Collected data:
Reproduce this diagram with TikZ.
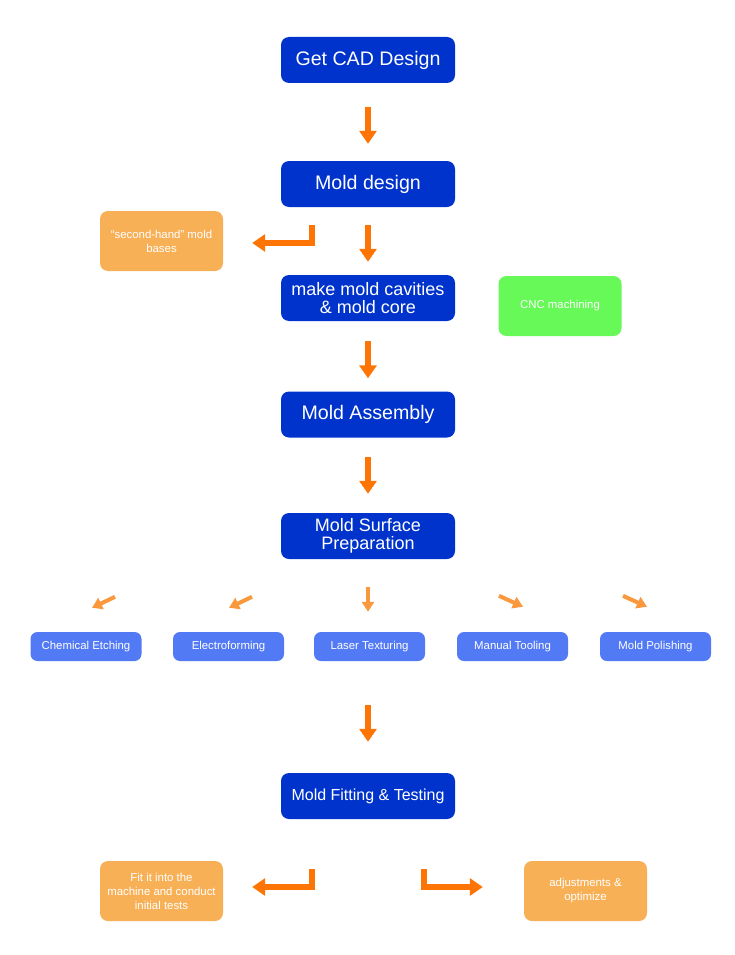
\documentclass[tikz,border=0pt]{standalone}
\usepackage{fontspec}
\setmainfont{Liberation Sans}
\usetikzlibrary{arrows.meta}
\definecolor{mainblue}{RGB}{0,51,204}
\definecolor{lightblue}{RGB}{83,122,245}
\definecolor{arrorange}{RGB}{255,117,5}
\definecolor{smallorange}{RGB}{250,152,62}
\definecolor{boxorange}{RGB}{248,176,86}
\definecolor{boxgreen}{RGB}{102,249,87}
\tikzset{
  mainbox/.style={fill=mainblue, text=white, rounded corners=8pt, minimum width=174pt, minimum height=46pt, inner sep=0pt, align=center, font=\fontsize{19.6}{21}\selectfont},
  mainboxtwo/.style={mainbox, font=\fontsize{18}{18.5}\selectfont},
  subbox/.style={fill=lightblue, text=white, rounded corners=7pt, minimum width=111pt, minimum height=29pt, inner sep=0pt, align=center, font=\fontsize{11.4}{13}\selectfont},
  sidebox/.style={fill=boxorange, text=white, rounded corners=8pt, minimum width=123pt, minimum height=60pt, inner sep=0pt, align=center, font=\fontsize{11.4}{14}\selectfont},
  greenbox/.style={sidebox, fill=boxgreen},
  bigarrow/.style={draw=arrorange, line width=6pt, line join=miter, -{Triangle[width=17pt,length=13pt]}},
  smallarrow/.style={draw=smallorange, line width=4pt, -{Triangle[width=12pt,length=10pt]}}
}
\begin{document}
\begin{tikzpicture}[x=1pt,y=-1pt]
\useasboundingbox (0,0) rectangle (735,955);
\node[mainbox] (cad) at (368,60) {Get CAD Design};
\node[mainbox] (mold) at (368,184) {Mold design};
\node[mainboxtwo] (cav) at (368,298) {make mold cavities\\\& mold core};
\node[mainbox] (asm) at (368,414.5) {Mold Assembly};
\node[mainboxtwo] (prep) at (368,536) {Mold Surface\\Preparation};
\node[mainbox, font=\fontsize{16}{18}\selectfont] (fit) at (368,796) {Mold Fitting \& Testing};

\node[sidebox] (sh) at (161.5,241) {“second-hand” mold\\bases};
\node[greenbox] (cnc) at (560,306) {CNC machining};
\node[sidebox] (fitin) at (161.5,891) {Fit it into the\\machine and conduct\\initial tests};
\node[sidebox] (adj) at (585.5,891) {adjustments \&\\optimize};

\node[subbox] (chem) at (86,646.5) {Chemical Etching};
\node[subbox] (elec) at (228.5,646.5) {Electroforming};
\node[subbox] (laser) at (369.5,646.5) {Laser Texturing};
\node[subbox] (man) at (512.5,646.5) {Manual Tooling};
\node[subbox] (pol) at (655.5,646.5) {Mold Polishing};

\draw[bigarrow] ([yshift=-24pt]cad.south) -- ([yshift=17pt]mold.north);
\draw[bigarrow] ([yshift=-18pt]mold.south) -- ([yshift=13pt]cav.north);
\draw[bigarrow] ([yshift=-20pt]cav.south) -- ([yshift=13pt]asm.north);
\draw[bigarrow] ([yshift=-19pt]asm.south) -- ([yshift=19pt]prep.north);
\draw[bigarrow] ([yshift=-146pt]prep.south) -- ([yshift=31pt]fit.north);

\draw[bigarrow] ([xshift=-56pt,yshift=-18pt]mold.south) |- ([xshift=29pt,yshift=-2pt]sh.east);
\draw[bigarrow] ([xshift=-56pt,yshift=-50pt]fit.south) |- ([xshift=29pt,yshift=4pt]fitin.east);
\draw[bigarrow] ([xshift=56pt,yshift=-50pt]fit.south) |- ([xshift=-41pt,yshift=4pt]adj.west);

\draw[smallarrow] ([xshift=29pt,yshift=35pt]chem.north) -- ([xshift=6pt,yshift=24pt]chem.north);
\draw[smallarrow] ([xshift=23.5pt,yshift=35pt]elec.north) -- ([xshift=0.5pt,yshift=24pt]elec.north);
\draw[smallarrow] ([xshift=-1.5pt,yshift=45pt]laser.north) -- ([xshift=-1.5pt,yshift=20pt]laser.north);
\draw[smallarrow] ([xshift=-13.5pt,yshift=36pt]man.north) -- ([xshift=10.5pt,yshift=25pt]man.north);
\draw[smallarrow] ([xshift=-32.5pt,yshift=36pt]pol.north) -- ([xshift=-8.5pt,yshift=25pt]pol.north);
\end{tikzpicture}
\end{document}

What is required:
Make an exact copy of the data, leaving its pictures out.

Result:
Reproduce this diagram with TikZ.
\documentclass[tikz,border=0pt]{standalone}
\usepackage{fontspec}
\setmainfont{Liberation Sans}
\usetikzlibrary{arrows.meta}
\definecolor{mainblue}{RGB}{0,51,204}
\definecolor{lightblue}{RGB}{83,122,245}
\definecolor{arrorange}{RGB}{255,117,5}
\definecolor{smallorange}{RGB}{250,152,62}
\definecolor{boxorange}{RGB}{248,176,86}
\definecolor{boxgreen}{RGB}{102,249,87}
\tikzset{
  mainbox/.style={fill=mainblue, text=white, rounded corners=8pt, minimum width=174pt, minimum height=46pt, inner sep=0pt, align=center, font=\fontsize{19.6}{21}\selectfont},
  mainboxtwo/.style={mainbox, font=\fontsize{18}{18.5}\selectfont},
  subbox/.style={fill=lightblue, text=white, rounded corners=7pt, minimum width=111pt, minimum height=29pt, inner sep=0pt, align=center, font=\fontsize{11.4}{13}\selectfont},
  sidebox/.style={fill=boxorange, text=white, rounded corners=8pt, minimum width=123pt, minimum height=60pt, inner sep=0pt, align=center, font=\fontsize{11.4}{14}\selectfont},
  greenbox/.style={sidebox, fill=boxgreen},
  bigarrow/.style={draw=arrorange, line width=6pt, line join=miter, -{Triangle[width=17pt,length=13pt]}},
  smallarrow/.style={draw=smallorange, line width=4pt, -{Triangle[width=12pt,length=10pt]}}
}
\begin{document}
\begin{tikzpicture}[x=1pt,y=-1pt]
\useasboundingbox (0,0) rectangle (735,955);
\node[mainbox] (cad) at (368,60) {Get CAD Design};
\node[mainbox] (mold) at (368,184) {Mold design};
\node[mainboxtwo] (cav) at (368,298) {make mold cavities\\\& mold core};
\node[mainbox] (asm) at (368,414.5) {Mold Assembly};
\node[mainboxtwo] (prep) at (368,536) {Mold Surface\\Preparation};
\node[mainbox, font=\fontsize{16}{18}\selectfont] (fit) at (368,796) {Mold Fitting \& Testing};

\node[sidebox] (sh) at (161.5,241) {“second-hand” mold\\bases};
\node[greenbox] (cnc) at (560,306) {CNC machining};
\node[sidebox] (fitin) at (161.5,891) {Fit it into the\\machine and conduct\\initial tests};
\node[sidebox] (adj) at (585.5,891) {adjustments \&\\optimize};

\node[subbox] (chem) at (86,646.5) {Chemical Etching};
\node[subbox] (elec) at (228.5,646.5) {Electroforming};
\node[subbox] (laser) at (369.5,646.5) {Laser Texturing};
\node[subbox] (man) at (512.5,646.5) {Manual Tooling};
\node[subbox] (pol) at (655.5,646.5) {Mold Polishing};

\draw[bigarrow] ([yshift=-24pt]cad.south) -- ([yshift=17pt]mold.north);
\draw[bigarrow] ([yshift=-18pt]mold.south) -- ([yshift=13pt]cav.north);
\draw[bigarrow] ([yshift=-20pt]cav.south) -- ([yshift=13pt]asm.north);
\draw[bigarrow] ([yshift=-19pt]asm.south) -- ([yshift=19pt]prep.north);
\draw[bigarrow] ([yshift=-146pt]prep.south) -- ([yshift=31pt]fit.north);

\draw[bigarrow] ([xshift=-56pt,yshift=-18pt]mold.south) |- ([xshift=29pt,yshift=-2pt]sh.east);
\draw[bigarrow] ([xshift=-56pt,yshift=-50pt]fit.south) |- ([xshift=29pt,yshift=4pt]fitin.east);
\draw[bigarrow] ([xshift=56pt,yshift=-50pt]fit.south) |- ([xshift=-41pt,yshift=4pt]adj.west);

\draw[smallarrow] ([xshift=29pt,yshift=35pt]chem.north) -- ([xshift=6pt,yshift=24pt]chem.north);
\draw[smallarrow] ([xshift=23.5pt,yshift=35pt]elec.north) -- ([xshift=0.5pt,yshift=24pt]elec.north);
\draw[smallarrow] ([xshift=-1.5pt,yshift=45pt]laser.north) -- ([xshift=-1.5pt,yshift=20pt]laser.north);
\draw[smallarrow] ([xshift=-13.5pt,yshift=36pt]man.north) -- ([xshift=10.5pt,yshift=25pt]man.north);
\draw[smallarrow] ([xshift=-32.5pt,yshift=36pt]pol.north) -- ([xshift=-8.5pt,yshift=25pt]pol.north);
\end{tikzpicture}
\end{document}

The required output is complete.